A correspondence corner for not-so-famous lost words
James Propp seeks the source of the statement "A dividing line is none the worse for being broad."
Harris Hartz asks who said "Adolescence is the age between ignorance and hypocrisy."
Douglas Freelander is looking for a short story in which the following line appears: "Dissolute and damned, the whole student body and the faculty!"
Merrill Orne Young inquires after the story of a British general who, before going into battle, asked for a short proof of the truth of Christian religion, to which a chaplain replied, "The Jews, sir."
Jack Miles would like to know the source of the line "I need Christianity to keep my servants honest."
Katherine Kurs seeks the source of the phrase "as elusive as the heaven of the Jews."
James Rini requests the origin of the phrase "down and dirty."

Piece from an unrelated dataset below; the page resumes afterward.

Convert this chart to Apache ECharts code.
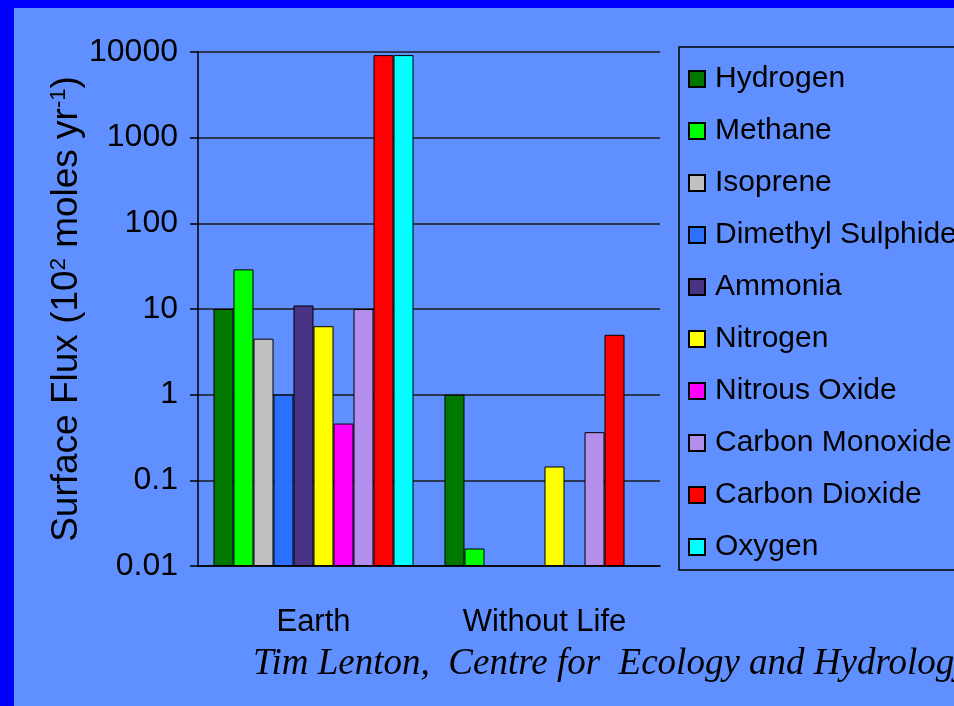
<!DOCTYPE html>
<html>
<head>
<meta charset="utf-8">
<script src="https://cdn.jsdelivr.net/npm/echarts@6/dist/echarts.min.js"></script>
<style>
html, body { margin: 0; padding: 0; background: #0000ff; }
#chart { width: 954px; height: 706px; }
</style>
</head>
<body>
<div id="chart"></div>
<script>
var categories = ['Earth', 'Without Life'];
var gases = ['Hydrogen', 'Methane', 'Isoprene', 'Dimethyl Sulphide', 'Ammonia',
  'Nitrogen', 'Nitrous Oxide', 'Carbon Monoxide', 'Carbon Dioxide', 'Oxygen'];

// surface flux per gas: [Earth, Without Life]
var hydrogen = [10, 1];
var methane = [29, 0.016];
var isoprene = [4.5, null];
var dimethylSulphide = [1, null];
var ammonia = [11, null];
var nitrogen = [6.3, 0.145];
var nitrousOxide = [0.46, null];
var carbonMonoxide = [10, 0.365];
var carbonDioxide = [9200, 5];
var oxygen = [9200, null];

var yTickLabels = ['0.01', '0.1', '1', '10', '100', '1000', '10000'];

var seriesValues = [hydrogen, methane, isoprene, dimethylSulphide, ammonia,
  nitrogen, nitrousOxide, carbonMonoxide, carbonDioxide, oxygen];
var colors = ['#007800', '#00ff00', '#c0c0c0', '#2c70ff', '#483385',
  '#ffff00', '#ff00ff', '#b38eea', '#ff0000', '#00ffff'];

var sansFont = "'Liberation Sans', Arial, sans-serif";

var chart = echarts.init(document.getElementById('chart'));

var series = [];
for (var i = 0; i < gases.length; i++) {
  series.push({
    name: gases[i],
    type: 'bar',
    data: seriesValues[i],
    barGap: 0,
    barCategoryGap: '13.4%',
    itemStyle: { color: colors[i], borderColor: '#000', borderWidth: 1 }
  });
}

var option = {
  backgroundColor: '#608fff',
  animation: false,
  grid: { left: 198, top: 52, width: 462, height: 514 },
  legend: {
    data: gases,
    orient: 'vertical',
    left: 679,
    top: 47,
    icon: 'rect',
    itemWidth: 16,
    itemHeight: 16,
    itemGap: 22,
    padding: [17, 40, 8, 9],
    borderColor: '#000',
    borderWidth: 1.5,
    textStyle: {
      fontFamily: sansFont,
      fontSize: 30,
      color: '#000',
      padding: [0, 0, 0, 5]
    }
  },
  xAxis: {
    type: 'category',
    data: categories,
    axisLine: { lineStyle: { color: '#000', width: 1.5 } },
    axisTick: { length: 12, lineStyle: { color: '#000', width: 1.5 } },
    axisLabel: { interval: 0, fontFamily: sansFont, fontSize: 31, color: '#000', margin: 41 }
  },
  yAxis: {
    type: 'log',
    logBase: 10,
    min: 0.01,
    max: 10000,
    startValue: 0.01,
    splitNumber: 6,
    name: '{n|Surface Flux (10}{s|2}{n| moles yr}{s|-1}{n|)}',
    nameLocation: 'middle',
    nameGap: 111,
    nameTextStyle: {
      rich: {
        n: { fontFamily: sansFont, fontSize: 37, color: '#000' },
        s: { fontFamily: sansFont, fontSize: 22, color: '#000', verticalAlign: 'top' }
      }
    },
    axisLine: { show: true, lineStyle: { color: '#000', width: 1.5 } },
    axisTick: { show: true, length: 8, lineStyle: { color: '#000', width: 1.5 } },
    splitLine: { show: true, lineStyle: { color: '#1a1a1a', width: 1.5 } },
    axisLabel: {
      fontFamily: sansFont,
      fontSize: 32,
      color: '#000',
      margin: 20,
      formatter: function (v) {
        return yTickLabels[Math.round(Math.log10(v)) + 2];
      }
    }
  },
  graphic: [
    { type: 'rect', left: 0, top: 0, shape: { width: 954, height: 8 }, style: { fill: '#0000ff' } },
    { type: 'rect', left: 0, top: 0, shape: { width: 14, height: 706 }, style: { fill: '#0000ff' } },
    {
      type: 'text',
      left: 253,
      top: 646,
      style: {
        text: 'Tim Lenton,  Centre for  Ecology and Hydrology',
        font: "italic 37px 'Liberation Serif', 'Times New Roman', serif",
        fill: '#000'
      }
    }
  ],
  series: series
};

chart.setOption(option);
</script>
</body>
</html>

Michael Sterner would like to find the first lines of the poem that continues, "Truth ever lies/In mean compromise./ What could be subtler/Than the thought of Samuel Butler?"
Glenn Paige asks for the origin of the statement "A science that hesitates to overturn its founders is lost."
"on whom I look full oft" (July-August). Anthony Shipps found the full text of this untitled poem among sixteenth-century author George Gascoigne's work, in a book entitled The Posies (1907).
"more precious than gold" (July-August). Michael Comenetz was first to find this quotation in the fairy tale "Rumpelstiltskin," citing Grimms' Tales for Young and Old, translated by Ralph Manheim (1977).